Sur le sujet des soldes flottants, il apparaît en effet que le dispositif ne donne pas pleinement satisfaction. Si on doit un jour étudier les périodes de soldes, je pense qu’il faudra notamment regarder la situation propre aux communes et zones touristiques : il peut y avoir des décalages dans leur situation avec celles des grandes villes et cela ne manque pas de susciter certaines difficultés.

La libre négociabilité était au cœur de la LME puisqu’on avait souhaité, par ce dispositif, faire en sorte qu’il y ait une véritable négociation sur le prix afin qu’il diminue et qu’il puisse ensuite bénéficier au consommateur.
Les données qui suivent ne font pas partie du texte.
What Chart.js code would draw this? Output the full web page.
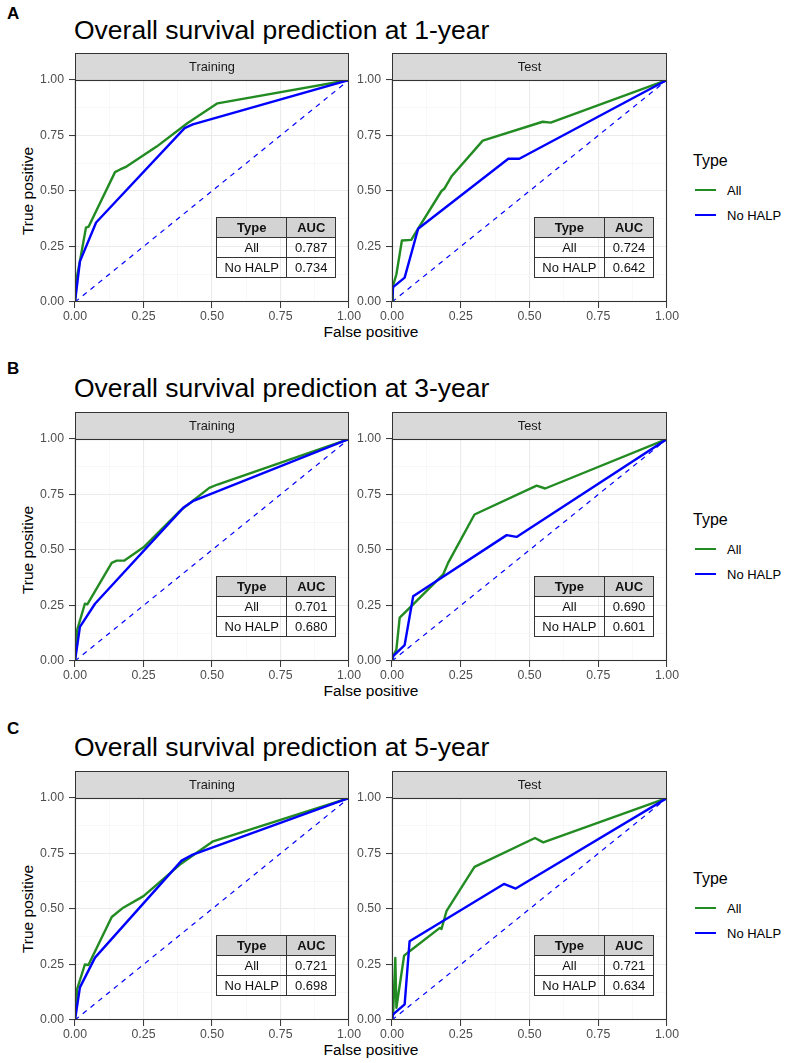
<!DOCTYPE html>
<html>
<head>
<meta charset="utf-8">
<script src="https://cdn.jsdelivr.net/npm/chart.js@4.4.1/dist/chart.umd.min.js"></script>
<style>
  body { margin: 0; background: #fff; font-family: "Liberation Sans", Arial, sans-serif; }
  #page { position: relative; width: 789px; height: 1063px; overflow: hidden; background: #fff; }
  #page div { position: absolute; white-space: nowrap; line-height: 1; }
  canvas { position: absolute; }
  .letter { font-size: 17px; font-weight: bold; color: #000; }
  .title { font-size: 26.5px; color: #000; }
  .axtitle { font-size: 15.5px; color: #000; }
  .legtitle { font-size: 16px; color: #000; }
  .legitem { font-size: 13px; color: #000; }
  table.auc { position: absolute; border-collapse: collapse; font-size: 13px; color: #111; table-layout: fixed; }
  table.auc td, table.auc th { border: 1.3px solid #333; padding: 0; height: 19px; text-align: center; }
  table.auc th { background: #D3D3D3; font-weight: bold; }
</style>
</head>
<body>
<div id="page"></div>
<script>
// ---- data ----
const letters = ['A', 'B', 'C'];
const horizons = ['1-year', '3-year', '5-year'];
const facets = ['Training', 'Test'];
const types = ['All', 'No HALP'];
const typeColors = ['#228B22', '#0000FF'];

// ROC points [false positive, true positive]
const y1TrainAll = [[0,0],[0.008,0.12],[0.018,0.185],[0.04,0.335],[0.05,0.34],[0.146,0.585],[0.165,0.597],[0.188,0.61],[0.298,0.70],[0.41,0.805],[0.52,0.895],[1,1]];
const y1TrainNo  = [[0,0],[0.018,0.183],[0.077,0.358],[0.40,0.783],[0.43,0.80],[1,1]];
const y1TestAll  = [[0,0],[0.003,0.07],[0.016,0.125],[0.036,0.277],[0.07,0.28],[0.095,0.33],[0.18,0.50],[0.19,0.51],[0.216,0.565],[0.33,0.727],[0.548,0.812],[0.577,0.808],[1,1]];
const y1TestNo   = [[0,0],[0.004,0.067],[0.046,0.11],[0.095,0.33],[0.423,0.645],[0.463,0.645],[1,1]];

const y3TrainAll = [[0,0],[0.008,0.14],[0.036,0.258],[0.045,0.255],[0.134,0.442],[0.152,0.452],[0.179,0.452],[0.25,0.512],[0.383,0.676],[0.49,0.78],[0.52,0.795],[1,1]];
const y3TrainNo  = [[0,0],[0.018,0.154],[0.073,0.258],[0.395,0.69],[0.43,0.72],[1,1]];
const y3TestAll  = [[0,0],[0.004,0.022],[0.016,0.052],[0.028,0.195],[0.077,0.255],[0.186,0.39],[0.204,0.442],[0.30,0.66],[0.526,0.79],[0.557,0.777],[1,1]];
const y3TestNo   = [[0,0],[0.004,0.022],[0.046,0.072],[0.077,0.292],[0.417,0.567],[0.453,0.559],[1,1]];

const y5TrainAll = [[0,0],[0.008,0.14],[0.036,0.25],[0.049,0.248],[0.134,0.464],[0.176,0.506],[0.25,0.558],[0.383,0.70],[0.504,0.805],[1,1]];
const y5TrainNo  = [[0,0],[0.018,0.147],[0.073,0.281],[0.389,0.718],[0.43,0.745],[1,1]];
const y5TestAll  = [[0,0],[0.004,0.025],[0.012,0.28],[0.016,0.055],[0.044,0.29],[0.064,0.31],[0.174,0.415],[0.18,0.41],[0.198,0.49],[0.30,0.69],[0.52,0.82],[0.55,0.80],[1,1]];
const y5TestNo   = [[0,0],[0.004,0.025],[0.046,0.07],[0.064,0.355],[0.407,0.613],[0.45,0.592],[1,1]];

const diagonal = [[0,0],[1,1]];

// AUC per row: [training, test]
const aucAll = [[0.787, 0.724], [0.701, 0.690], [0.721, 0.721]];
const aucNo  = [[0.734, 0.642], [0.680, 0.601], [0.698, 0.634]];

const curves = [
  [[y1TrainAll, y1TrainNo], [y1TestAll, y1TestNo]],
  [[y3TrainAll, y3TrainNo], [y3TestAll, y3TestNo]],
  [[y5TrainAll, y5TrainNo], [y5TestAll, y5TestNo]]
];

// ---- layout ----
const stripTops = [53, 412, 771];
const letterCapTops = [7, 362, 722];
const titleCapTops = [20.7, 378, 737.7];
const STRIP = 27, PLOT_H = 222, XAX_H = 24;

const page = document.getElementById('page');
function addText(cls, text, left, top) {
  const d = document.createElement('div');
  d.className = cls;
  d.textContent = text;
  d.style.left = left + 'px';
  d.style.top = top + 'px';
  page.appendChild(d);
  return d;
}

const toXY = pts => pts.map(([x, y]) => ({ x, y }));
const isMajor = v => Math.abs(v * 4 - Math.round(v * 4)) < 1e-9;

// strip, panel border and AUC table placement
const facetDeco = {
  id: 'facetDeco',
  afterDraw(chart, args, opts) {
    const { ctx, chartArea: a } = chart;
    ctx.save();
    ctx.fillStyle = '#D9D9D9';
    ctx.fillRect(a.left, a.top - STRIP, a.right - a.left, STRIP);
    ctx.strokeStyle = '#333333';
    ctx.lineWidth = 1;
    ctx.strokeRect(a.left + 0.5, a.top - STRIP + 0.5, a.right - a.left - 1, STRIP);
    ctx.lineWidth = 1.1;
    ctx.strokeRect(a.left + 0.5, a.top + 0.5, a.right - a.left - 1, a.bottom - a.top - 1);
    ctx.fillStyle = '#1A1A1A';
    ctx.font = '12.8px "Liberation Sans", Arial, sans-serif';
    ctx.textAlign = 'center';
    ctx.textBaseline = 'middle';
    ctx.fillText(opts.strip, (a.left + a.right) / 2, a.top - STRIP / 2 + 1);
    ctx.restore();

    const t = opts.table;
    if (t) {
      const xs = chart.scales.x, ys = chart.scales.y;
      const cv = chart.canvas;
      const l = xs.getPixelForValue(0.515), r = xs.getPixelForValue(0.953);
      const top = ys.getPixelForValue(0.383);
      t.style.left = (cv.offsetLeft + l) + 'px';
      t.style.top = (cv.offsetTop + top) + 'px';
      t.style.width = (r - l) + 'px';
    }
  }
};

function makeTable(r, f) {
  const t = document.createElement('table');
  t.className = 'auc';
  t.innerHTML =
    '<colgroup><col style="width:59%"><col style="width:41%"></colgroup>' +
    '<tr><th>Type</th><th>AUC</th></tr>' +
    '<tr><td>' + types[0] + '</td><td>' + aucAll[r][f].toFixed(3) + '</td></tr>' +
    '<tr><td>' + types[1] + '</td><td>' + aucNo[r][f].toFixed(3) + '</td></tr>';
  page.appendChild(t);
  return t;
}

function axisCfg(isX, fixedSize) {
  return {
    type: 'linear', min: 0, max: 1,
    ticks: {
      stepSize: 0.125, autoSkip: false, maxRotation: 0,
      padding: isX ? 1 : 5,
      color: '#4D4D4D',
      font: { family: '"Liberation Sans", Arial, sans-serif', size: 12.3 },
      callback: v => isMajor(v) ? v.toFixed(2) : ''
    },
    grid: {
      color: c => isMajor(c.tick.value) ? '#EBEBEB' : '#F3F3F3',
      lineWidth: c => isMajor(c.tick.value) ? 1.1 : 0.6,
      tickLength: 6,
      tickColor: c => isMajor(c.tick.value) ? '#333333' : 'rgba(0,0,0,0)',
      tickWidth: 1
    },
    border: { display: false },
    afterFit(s) {
      if (isX) { s.height = fixedSize; s.paddingLeft = 0; s.paddingRight = 0; }
      else { s.width = fixedSize; s.paddingTop = 0; s.paddingBottom = 0; }
    }
  };
}

function facetChart(r, f) {
  const canvas = document.createElement('canvas');
  const isTrain = f === 0;
  const w = isTrain ? 366 : 335;
  const h = STRIP + PLOT_H + XAX_H;
  canvas.width = w; canvas.height = h;
  canvas.style.left = (isTrain ? 0 : 345) + 'px';
  canvas.style.top = stripTops[r] + 'px';
  canvas.style.width = w + 'px'; canvas.style.height = h + 'px';
  page.appendChild(canvas);

  const [allPts, noPts] = curves[r][f];
  const line = (pts, color, width) => ({
    data: toXY(pts), showLine: true, pointRadius: 0, borderColor: color,
    borderWidth: width, borderJoinStyle: 'round', fill: false, tension: 0
  });
  const diag = line(diagonal, '#0000FF', 1.2);
  diag.borderDash = [5, 5];

  return new Chart(canvas.getContext('2d'), {
    type: 'scatter',
    data: { datasets: [line(noPts, typeColors[1], 2.4), line(allPts, typeColors[0], 2.4), diag] },
    options: {
      responsive: false, animation: false, devicePixelRatio: 1,
      layout: { padding: { top: STRIP, right: isTrain ? 17 : 13, left: 0, bottom: 0 } },
      events: [],
      plugins: {
        legend: { display: false }, tooltip: { enabled: false },
        facetDeco: { strip: facets[f], table: makeTable(r, f) }
      },
      scales: { x: axisCfg(true, XAX_H), y: axisCfg(false, isTrain ? 75 : 47) }
    },
    plugins: [facetDeco]
  });
}

for (let r = 0; r < 3; r++) {
  const S = stripTops[r];
  addText('letter', letters[r], 7, letterCapTops[r] - 2.2);
  addText('title', 'Overall survival prediction at ' + horizons[r], 74, titleCapTops[r] - 3.5);

  // y axis title, rotated, centred on the plot
  const yt = addText('axtitle', 'True positive', 0, 0);
  const plotMid = S + STRIP + PLOT_H / 2;
  yt.style.left = '28px';
  yt.style.top = plotMid + 'px';
  yt.style.transform = 'translate(-50%, -50%) rotate(-90deg)';

  // x axis title centred across both facets
  const xt = addText('axtitle', 'False positive', 371, S + STRIP + PLOT_H + 24 - 2);
  xt.style.transform = 'translateX(-50%)';

  // legend
  addText('legtitle', 'Type', 693, S + 102 - 2.1);
  types.forEach((name, i) => {
    const cy = S + 137 + i * 25;
    const sw = document.createElement('div');
    sw.style.left = '695px'; sw.style.top = (cy - 1.2) + 'px';
    sw.style.width = '21px'; sw.style.height = '2.4px';
    sw.style.background = typeColors[i];
    page.appendChild(sw);
    const lab = addText('legitem', name, 727, cy);
    lab.style.transform = 'translateY(-50%)';
  });

  facetChart(r, 0);
  facetChart(r, 1);
}
</script>
</body>
</html>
Disposez-vous à ce sujet d’éléments statistiques qui permettraient de montrer que le niveau des prix a effectivement baissé grâce à la LME ? C’est certes le sentiment que l’on peut avoir aujourd’hui puisqu’il existe également une concurrence par les prix entre distributeurs (il suffit de voir la publicité comparative sur ce sujet pour s’en rendre compte) mais qu’en est-il réellement ? C’est un sujet fondamental puisque cela touche au pouvoir d’achat, préoccupation essentielle de nos concitoyens que nous partageons tous naturellement.

Sur les conditions générales de vente, je suis tout à fait d’accord avec vous pour que l’on réaffirme clairement qu’elles doivent servir de socle aux négociations commerciales.

Quant à l’Autorité de la concurrence, la LME lui a conféré un certain nombre de pouvoirs importants, notamment dans le domaine du contrôle des concentrations ; à ce sujet, nous avions souhaité une vigilance toute particulière des concentrations dans le secteur de la distribution : savez-vous si l’Autorité de la concurrence utilise les nouveaux moyens qu’elle a à sa disposition pour opérer de tels contrôles. ? Elle l’a fait pour Paris, mais par ailleurs a-t-elle l’intention de la faire pour le reste de notre territoire, qui ne présente pas les mêmes caractéristiques que Paris et sa région ?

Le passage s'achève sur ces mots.